For some reason I’m in the mood for some jingoistic, flag-waving music today. I bet you didn’t even know “The Stars and Stripes Forever” had lyrics. Well, here they are, courtesy of some Barber Shoppers.

Memorial Day

When it comes to Memorial Day, I always seem to perambulate back to “The Mansions of the Lord,” because it just gets me right here. This version includes a lot of Ronald Reagan, so if you don’t care for that, there are other blogs in the web. Have a good day.

I want to post a photo from Saturday at Fort Snelling, but that will have to wait because the picture file is taking forever to appear in Dropbox.

I just finished a big translation job, and I have another smaller one I need to get at today. And that’s good.

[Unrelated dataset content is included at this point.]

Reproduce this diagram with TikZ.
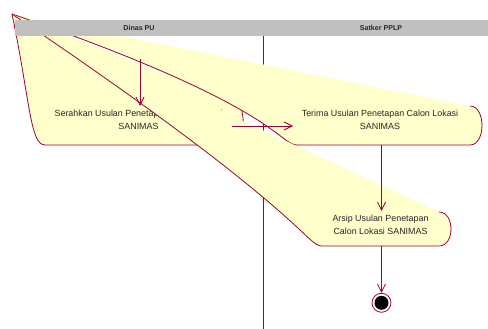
\documentclass[tikz,border=0pt]{standalone}
\usepackage{fontspec}
\setmainfont{Liberation Sans}
\usetikzlibrary{arrows.meta,calc}
\definecolor{actfill}{RGB}{255,255,204}
\definecolor{actline}{RGB}{160,0,55}
\definecolor{lanegray}{RGB}{192,192,192}

\begin{document}
\begin{tikzpicture}[x=1pt,y=-1pt,
  actedge/.style={draw=actline,line width=0.8pt},
  acttext/.style={font=\fontsize{8.9}{13}\selectfont,align=center,inner sep=0pt,text=black!85},
  lanetext/.style={font=\bfseries\fontsize{7.1}{8}\selectfont,inner sep=0pt,text=black!85},
  flow/.style={draw=actline,line width=0.8pt,-{Straight Barb[length=8pt,width=8pt]}}
]
\useasboundingbox (0,0) rectangle (488,329);
\fill[white] (0,0) rectangle (488,329);

% common corner point of the activity outlines
\coordinate (P) at (12,14);

% swimlane divider
\coordinate (divtop) at (263,36);
\coordinate (divbot) at (263,329);
\draw[actedge] (divtop) -- (divbot);

% activity: Serahkan
\coordinate (S-tr) at (232,100);
\coordinate (S-br) at (232,145);
\coordinate (S-bl) at (45,145);
\coordinate (S-c)  at (30,100);
\fill[actfill] (P) -- (S-tr) .. controls +(15,0) and +(15,0) .. (S-br)
  -- (S-bl) .. controls +(-15,0) and (S-c) .. (P) -- cycle;
\draw[actedge] (S-tr) .. controls +(15,0) and +(15,0) .. (S-br)
  -- (S-bl) .. controls +(-15,0) and (S-c) .. (P);
\node[acttext] (S) at (138.5,119.5) {Serahkan Usulan Penetapan Calon Lokasi\\SANIMAS};

% activity: Terima
\coordinate (T-tr) at (470,106);
\coordinate (T-br) at (470,145);
\coordinate (T-bl) at (297,145);
\coordinate (T-c)  at (279,106);
\fill[actfill] (P) -- (T-tr) .. controls +(16,0) and +(16,0) .. (T-br)
  -- (T-bl) .. controls +(-18,0) and (T-c) .. (P) -- cycle;
\draw[actedge] (T-tr) .. controls +(16,0) and +(16,0) .. (T-br)
  -- (T-bl) .. controls +(-18,0) and (T-c) .. (P);
\node[acttext] (T) at (380,119.5) {Terima Usulan Penetapan Calon Lokasi\\SANIMAS};

% activity: Arsip
\coordinate (A-tr) at (439,212);
\coordinate (A-br) at (439,246);
\coordinate (A-bl) at (322,246);
\coordinate (A-c)  at (306,212);
\fill[actfill] (P) -- (A-tr) .. controls +(16,0) and +(16,0) .. (A-br)
  -- (A-bl) .. controls +(-16,0) and (A-c) .. (P) -- cycle;
\draw[actedge] (A-tr) .. controls +(16,0) and +(16,0) .. (A-br)
  -- (A-bl) .. controls +(-16,0) and (A-c) .. (P);
\node[acttext] (A) at (380.5,225) {Arsip Usulan Penetapan\\Calon Lokasi SANIMAS};

% swimlane header
\fill[lanegray] (15,20) rectangle (488,36);
\node[lanetext] (laneA) at (139,27.5) {Dinas PU};
\node[lanetext] (laneB) at (381,27.5) {Satker PPLP};

% final state
\node[circle,draw=actline,line width=0.8pt,minimum size=19pt,inner sep=0pt] (end) at (381.5,302.8) {};
\fill[black] (end.center) circle (7);

% transitions
\coordinate (init)  at (140,59);
\coordinate (S-in)  at (140,106);
\coordinate (S-out) at (232,126);
\coordinate (T-in)  at (293,126);
\coordinate (T-out) at (381.5,145);
\coordinate (A-in)  at (381.5,211);
\coordinate (A-out) at (381.5,246);
\draw[flow] (init) -- (S-in);
\draw[flow] (S-out) -- (T-in);
\draw[flow] (T-out) -- (A-in);
\draw[flow] (A-out) -- (end.north);
\end{tikzpicture}
\end{document}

Because I’m a hard-working man with a vibrant life, not a fat old bachelor with odd hobbies, as I might appear to some.

To all survivors of fallen heroes, may the Lord be with you, today and every day.

Copyediting Stereophile Magazine

Vintage editor Richard Lehnert tells something of his story in this three page web article on his years at Stereophile magazine. (via Prufrock News)

Larry would hand me endless accordion-pleated foldings of copy, printed in some knockoff of Palatino by a clacking daisy-wheel printer on a single endless roll of paper. I would take them home, mark them up in red pencil, and then, if delivering them after or before office hours, drive in my ’66 VW bug from my abuelita hovel on Alicia Street, in the Barrio, to Early Street, and leave them in the Stereophile mailbox—until one day four long articles bleeding red with my crabbed edits vanished from that mailbox, no doubt seized by an irate postperson, and I had to do them over from scratch.